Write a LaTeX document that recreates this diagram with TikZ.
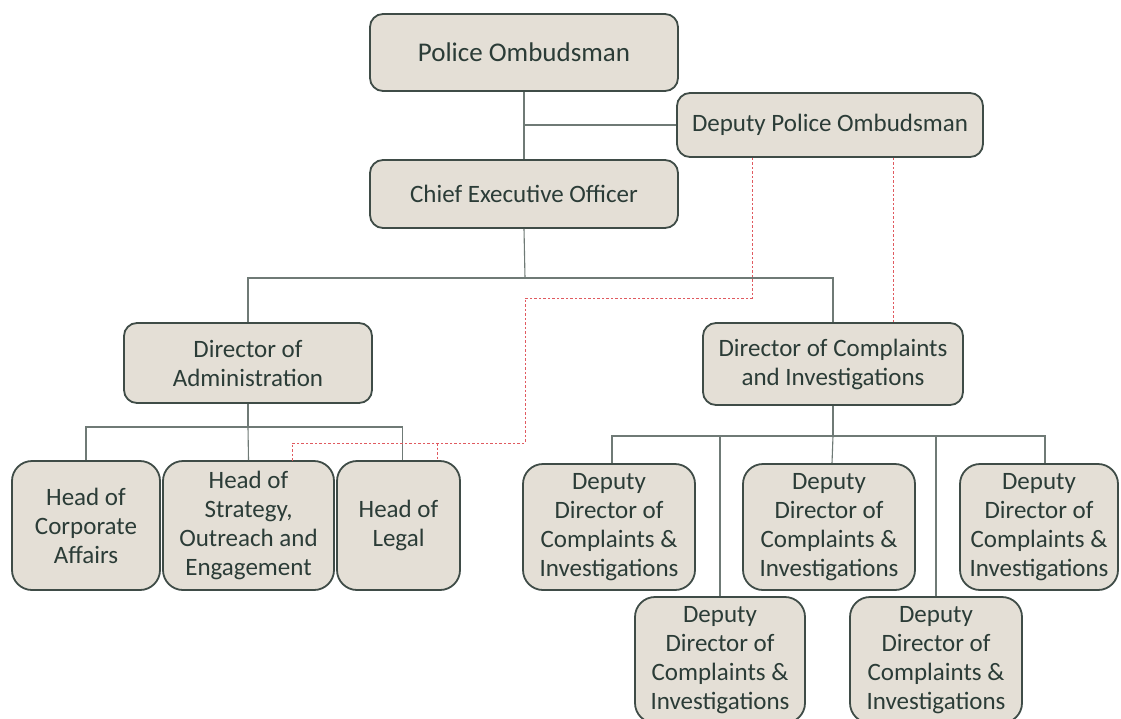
\documentclass[tikz,border=0pt]{standalone}
\usepackage{fontspec}
\setmainfont{Carlito}
\definecolor{boxfill}{HTML}{E4DFD6}
\definecolor{boxline}{HTML}{3F4C47}
\definecolor{boxtext}{HTML}{2B3C37}
\definecolor{linkgray}{HTML}{6F7A76}
\definecolor{linkred}{HTML}{E05A60}
\begin{document}
\begin{tikzpicture}[x=1pt,y=-1pt,
  unit/.style={draw=boxline, line width=1.8pt, fill=boxfill, text=boxtext,
    rounded corners=13pt, inner sep=0pt, align=center,
    font=\fontsize{25}{29}\selectfont},
  staff/.style={unit, rounded corners=20pt},
  link/.style={draw=linkgray, line width=1.1pt},
  deputy link/.style={draw=linkred, line width=1pt, dash pattern=on 2.5pt off 2pt}]
\useasboundingbox (0,0) rectangle (1121,718);
\fill[white] (0,0) rectangle (1121,718);

% junctions of the reporting lines
\coordinate (topbus) at (525,278);
\coordinate (adbus) at (248,427);
\coordinate (cibus) at (833,436);

% boxes
\node[unit, minimum width=308pt, minimum height=77pt, font=\fontsize{27}{31}\selectfont]
  (po) at (524,52.5) {Police Ombudsman};
\node[unit, minimum width=306pt, minimum height=64pt] (dpo) at (830,125) {Deputy Police Ombudsman};
\node[unit, minimum width=308pt, minimum height=68pt] (ceo) at (524,194) {Chief Executive Officer};
\node[unit, minimum width=248pt, minimum height=80pt] (da) at (248,363) {Director of\\Administration};
\node[unit, minimum width=260pt, minimum height=82pt] (dci) at (833,364) {Director of Complaints\\and Investigations};

\node[staff, minimum width=148pt, minimum height=129pt] (hca) at (86,525.5) {Head of\\Corporate\\Affairs};
\node[staff, minimum width=171pt, minimum height=129pt] (hs) at (248.5,525.5) {Head of\\Strategy,\\Outreach and\\Engagement};
\node[staff, minimum width=123pt, minimum height=129pt] (hl) at (398.5,525.5) {Head of\\Legal};

\node[staff, minimum width=172pt, minimum height=126pt] (dd1) at (609,527) {Deputy\\Director of\\Complaints \&\\Investigations};
\node[staff, minimum width=172pt, minimum height=126pt] (dd2) at (829,527) {Deputy\\Director of\\Complaints \&\\Investigations};
\node[staff, minimum width=158pt, minimum height=126pt] (dd3) at (1039,527) {Deputy\\Director of\\Complaints \&\\Investigations};
\node[staff, minimum width=170pt, minimum height=126pt] (dd4) at (720,660) {Deputy\\Director of\\Complaints \&\\Investigations};
\node[staff, minimum width=172pt, minimum height=126pt] (dd5) at (936,660) {Deputy\\Director of\\Complaints \&\\Investigations};

% solid reporting lines
\draw[link] (po.south) -- (ceo.north);
\draw[link] (dpo.west) -- (dpo.west -| po.south);
\draw[link] (ceo.south) -- (topbus);
\draw[link] (da.north) -- (da.north |- topbus) -- (dci.north |- topbus) -- (dci.north);

\draw[link] (da.south) -- (adbus);
\draw[link] (hca.north) -- (hca.north |- adbus) -- ([xshift=4pt]hl.north |- adbus) -- ([xshift=4pt]hl.north);
\draw[link] (adbus) -- (hs.north);

\draw[link] (dci.south) -- (cibus);
\draw[link] ([xshift=3pt]dd1.north) -- ([xshift=3pt]dd1.north |- cibus) -- ([xshift=6pt]dd3.north |- cibus) -- ([xshift=6pt]dd3.north);
\draw[link] (cibus) -- ([xshift=3pt]dd2.north);
\draw[link] (dd4.north) -- (dd4.north |- cibus);
\draw[link] (dd5.north) -- (dd5.north |- cibus);

% dashed lines from the deputy ombudsman
\coordinate (dA) at ([xshift=-78pt]dpo.south);
\coordinate (dB) at ([xshift=63pt]dpo.south);
\coordinate (legalbus) at (437,443);
\draw[deputy link] (dA) -- (dA |- 0,298) -- (525,298) -- (525,443) -- (292,443) -- (292,462);
\draw[deputy link] (legalbus) -- (legalbus |- hl.north);
\draw[deputy link] (dB) -- (dB |- dci.north);
\end{tikzpicture}
\end{document}
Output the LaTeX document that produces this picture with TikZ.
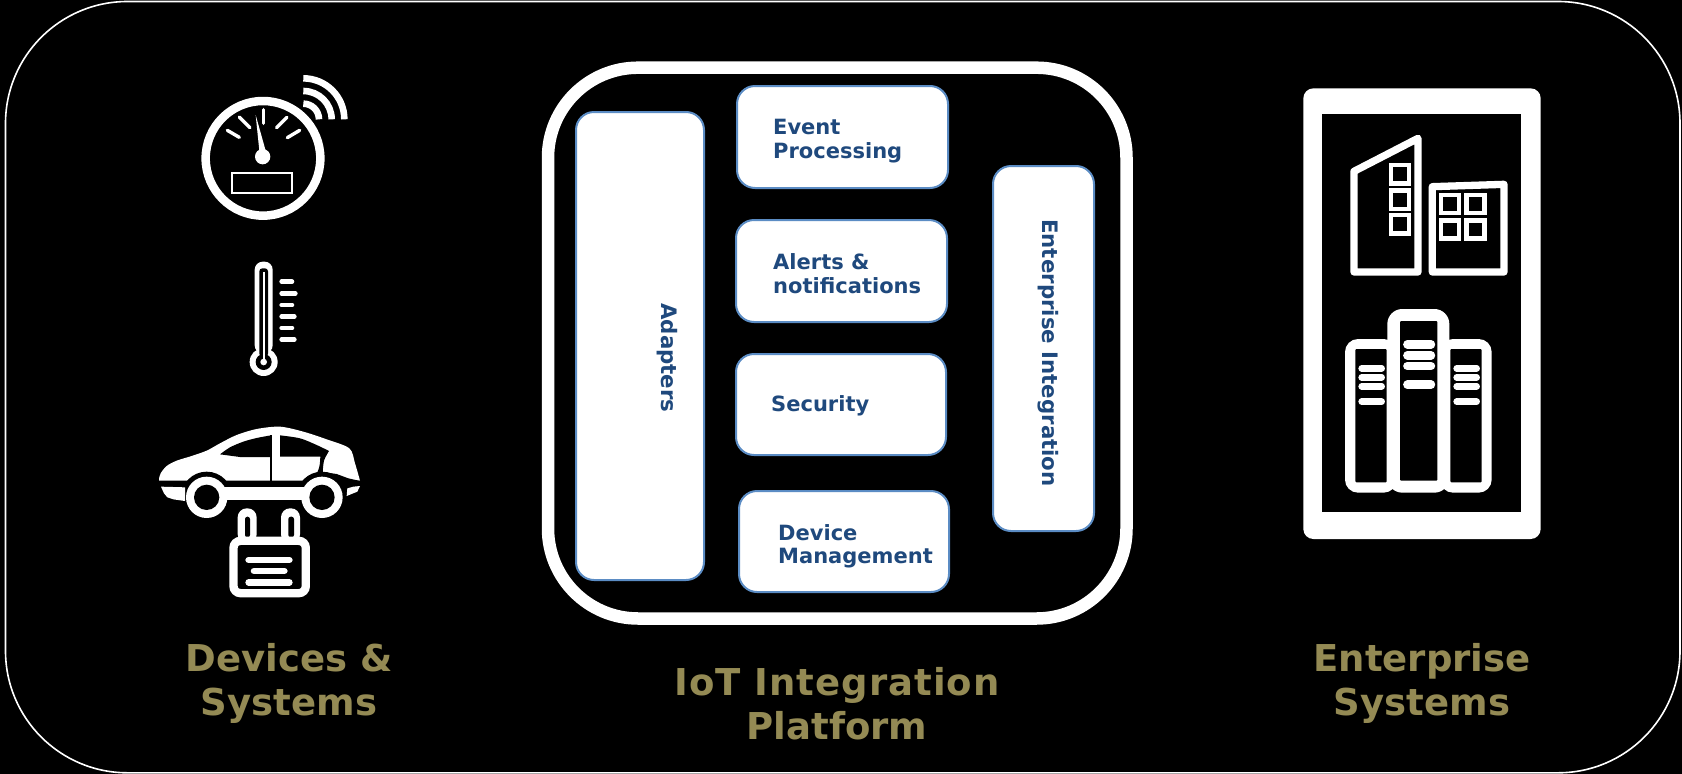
\documentclass[tikz,border=0pt]{standalone}
\usepackage{fontspec}
\setmainfont{DejaVu Sans}
\definecolor{navy}{HTML}{1F497D}
\definecolor{edgeblue}{HTML}{5B8CC4}
\definecolor{olive}{HTML}{948A54}
\newcommand{\pbox}[5]{\node[panelbox,minimum width={(#4-#2)*1pt},minimum height={(#5-#3)*1pt}] (#1) at ({(#2+#4)/2},{(#3+#5)/2}) {};}
\tikzset{
  panelbox/.style={draw=edgeblue,fill=white,line width=2pt,rounded corners=18pt,inner sep=0pt,outer sep=0pt},
  boxtext/.style={text=navy,font=\fontsize{21}{23.5}\selectfont\bfseries,align=left,anchor=west,inner sep=0pt},
  sidetext/.style={text=navy,font=\fontsize{21.3}{23.5}\selectfont\bfseries,rotate=-90,inner sep=0pt},
  title/.style={text=olive,font=\fontsize{37}{44}\selectfont\bfseries,align=center,inner sep=0pt},
  iconA/.style={shift={(140pt,-60pt)},x=.33333pt,y=-.33333pt},
  iconB/.style={shift={(140pt,-410pt)},x=.33333pt,y=-.33333pt},
  iconC/.style={shift={(1290pt,-80pt)},x=.33333pt,y=-.33333pt},
  bar/.style={line cap=round,draw=white}
}
\begin{document}
\begin{tikzpicture}[x=1pt,y=-1pt]
\fill[black] (0,0) rectangle (1682,774);
\useasboundingbox (0,0) rectangle (1682,774);
% outer frame
\draw[white,line width=1.6pt,rounded corners=122pt] (5.5,1.5) rectangle (1680,772.8);
% platform frame
\draw[white,line width=12.5pt,rounded corners=90pt] (548,67.7) rectangle (1126.5,618.5);
% boxes
\pbox{adapters}{576}{112}{704}{580}
\pbox{event}{737}{86}{948}{188}
\pbox{alerts}{736}{220}{947}{322}
\pbox{security}{736}{354}{946}{455}
\pbox{device}{739}{491}{949}{592}
\pbox{integ}{993}{166}{1094}{531}
\node[boxtext] (t1) at (773,141) {Event\\Processing};
\node[boxtext] (t2) at (773,273.5) {Alerts \&\\notifications};
\node[boxtext] (t3) at (771,405.5) {Security};
\node[boxtext] (t4) at (778,546.5) {Device\\Management};
\node[sidetext] (t5) at (667,358) {Adapters};
\node[sidetext] (t6) at (1048,353) {Enterprise Integration};
% titles
\node[title] (d) at (289,683) {Devices \&\\Systems};
\node[title] (p) at (837,704) {{\addfontfeature{LetterSpace=2.7}IoT Integration}\\Platform};
\node[title] (e) at (1422,683) {Enterprise\\Systems};
% gauge and thermometer
\begin{scope}[iconA]
\draw[white,line width=8.5pt] (369,295) circle (172);
\draw[white,line width=2pt] (276,338) rectangle (456,398);
\foreach \a/\b/\c/\d in {262/211/298/232, 298/171/330/203, 371/149/371/190, 441/172/410/203, 479/211/442/233}
  \draw[bar,line width=3.4pt] (\a,\b) -- (\c,\d);
\fill[white] (347,165) -- (358,272) -- (377,272) -- cycle;
\fill[white] (368,290) circle (23);
\foreach \r in {47,85,123}
  \draw[white,line width=6.6pt] (490,178) ++(0,-\r) arc[start angle=-90,end angle=0,radius=\r];
% thermometer
\fill[white,rounded corners=8pt] (344,880) -- (344,605) -- (398,605) -- (398,880) -- cycle;
\fill[white] (371,906) circle (42);
\fill[black,rounded corners=3pt] (358,890) -- (358,625) -- (384,625) -- (384,890) -- cycle;
\fill[black] (371,906) circle (24);
\fill[white] (368,635) rectangle (374,906);
\fill[white] (371,906) circle (10);
\foreach \y/\e in {665/456,700/466,735/456,770/463,804/456,839/463}
  \draw[bar,line width=4.6pt] (425,\y) -- (\e,\y);
\end{scope}
% car and battery
\begin{scope}[iconB]
\fill[white] plot[smooth,tension=.5] coordinates {(57,207)(62,190)(80,168)(110,152)(155,138)(200,122)(240,100)(290,75)(350,57)(420,50)(490,65)(560,88)(628,115)(645,160)(660,212)} -- (57,212) -- cycle;
\fill[black] plot[smooth,tension=.5] coordinates {(240,133)(270,112)(310,95)(350,84)(393,76)} -- (393,141) -- (300,141) -- cycle;
\fill[black] (389,76) rectangle (397,214);
\fill[black] plot[smooth,tension=.5] coordinates {(420,76)(480,85)(530,105)(567,123)} -- plot[smooth,tension=.5] coordinates {(567,123)(552,152)(548,190)} -- (490,214) -- plot[smooth,tension=.5] coordinates {(490,212)(525,197)(538,170)(541,140)} -- (420,140) -- cycle;
\fill[black] (548,186) -- (590,192) -- (625,205) -- (665,214) -- (665,232) -- (548,232) -- cycle;
\fill[black] (50,212) rectangle (665,232);
\fill[black] (200,262) circle (77);
\fill[black] (546,262) circle (77);
\fill[white] (200,232) rectangle (546,271);
\fill[white] (63,230) -- (135,232) -- (135,273) -- (100,268) -- (82,262) -- (72,250) -- cycle;
\fill[white] (622,235) -- (640,230) -- (660,228) -- (652,245) -- (620,258) -- cycle;
\foreach \c in {200,546}{
  \fill[white] (\c,262) circle (62);
  \fill[black] (\c,262) circle (38);
}
% battery
\fill[white,rounded corners=9pt] (293,400) -- (293,295) -- (350,295) -- (350,400) -- cycle;
\fill[white,rounded corners=9pt] (423,400) -- (423,295) -- (480,295) -- (480,400) -- cycle;
\fill[black,rounded corners=2.4pt] (315,382) -- (315,320) -- (330,320) -- (330,382) -- cycle;
\fill[black,rounded corners=2.4pt] (445,382) -- (445,320) -- (462,320) -- (462,382) -- cycle;
\draw[white,line width=8.3pt,rounded corners=7pt,fill=black] (280.5,392.5) rectangle (497.5,549.5);
\draw[bar,line width=6.6pt] (326,450) -- (448,450);
\draw[bar,line width=6.6pt] (342,483) -- (433,483);
\draw[bar,line width=6.6pt] (326,517) -- (448,517);
\end{scope}
% enterprise icon
\begin{scope}[iconC]
\fill[white,rounded corners=10pt] (40,25) rectangle (752,1377);
\fill[black] (97,103) rectangle (693,1297);
\draw[white,line width=7.3pt,line join=round] (192,274) -- (384,175) -- (384,576) -- (192,576) -- cycle;
\foreach \y in {248,325,398}
  \draw[white,line width=4.3pt] (303.5,\y+6.5) rectangle (357.5,\y+62.5);
\draw[white,line width=7.3pt,line join=round] (427,320) -- (642,313) -- (642,576) -- (427,576) -- cycle;
\foreach \xx in {446,522}
  \foreach \y in {338,414}
    \draw[white,line width=4.6pt] (\xx+7,\y+7) rectangle (\xx+61,\y+61);
% servers
\fill[white,rounded corners=13pt] (165,777) rectangle (320,1238);
\fill[white,rounded corners=13pt] (450,777) rectangle (605,1238);
\fill[white,rounded corners=15pt] (292,687) rectangle (478,1238);
\fill[black,rounded corners=1pt] (196,807) rectangle (290,1207);
\fill[black,rounded corners=1pt] (481,807) rectangle (575,1207);
\fill[black,rounded corners=1pt] (330,723) rectangle (442,1202);
\foreach \y in {865,892,919,965}{
  \draw[bar,line width=6.6pt] (215,\y) -- (275,\y);
  \draw[bar,line width=6.6pt] (500,\y) -- (560,\y);
}
\foreach \y in {793,826,858,914}
  \draw[bar,line width=8.4pt] (352,\y) -- (423,\y);
\end{scope}
\end{tikzpicture}
\end{document}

#### Written instruction
Starting at the top of the listing above, reproduce each line up to and including the one with "(cibus) at (833,436);"; omit the pictures.

#### Completed task
Write a LaTeX document that recreates this diagram with TikZ.
\documentclass[tikz,border=0pt]{standalone}
\usepackage{fontspec}
\setmainfont{Carlito}
\definecolor{boxfill}{HTML}{E4DFD6}
\definecolor{boxline}{HTML}{3F4C47}
\definecolor{boxtext}{HTML}{2B3C37}
\definecolor{linkgray}{HTML}{6F7A76}
\definecolor{linkred}{HTML}{E05A60}
\begin{document}
\begin{tikzpicture}[x=1pt,y=-1pt,
  unit/.style={draw=boxline, line width=1.8pt, fill=boxfill, text=boxtext,
    rounded corners=13pt, inner sep=0pt, align=center,
    font=\fontsize{25}{29}\selectfont},
  staff/.style={unit, rounded corners=20pt},
  link/.style={draw=linkgray, line width=1.1pt},
  deputy link/.style={draw=linkred, line width=1pt, dash pattern=on 2.5pt off 2pt}]
\useasboundingbox (0,0) rectangle (1121,718);
\fill[white] (0,0) rectangle (1121,718);

% junctions of the reporting lines
\coordinate (topbus) at (525,278);
\coordinate (adbus) at (248,427);
\coordinate (cibus) at (833,436);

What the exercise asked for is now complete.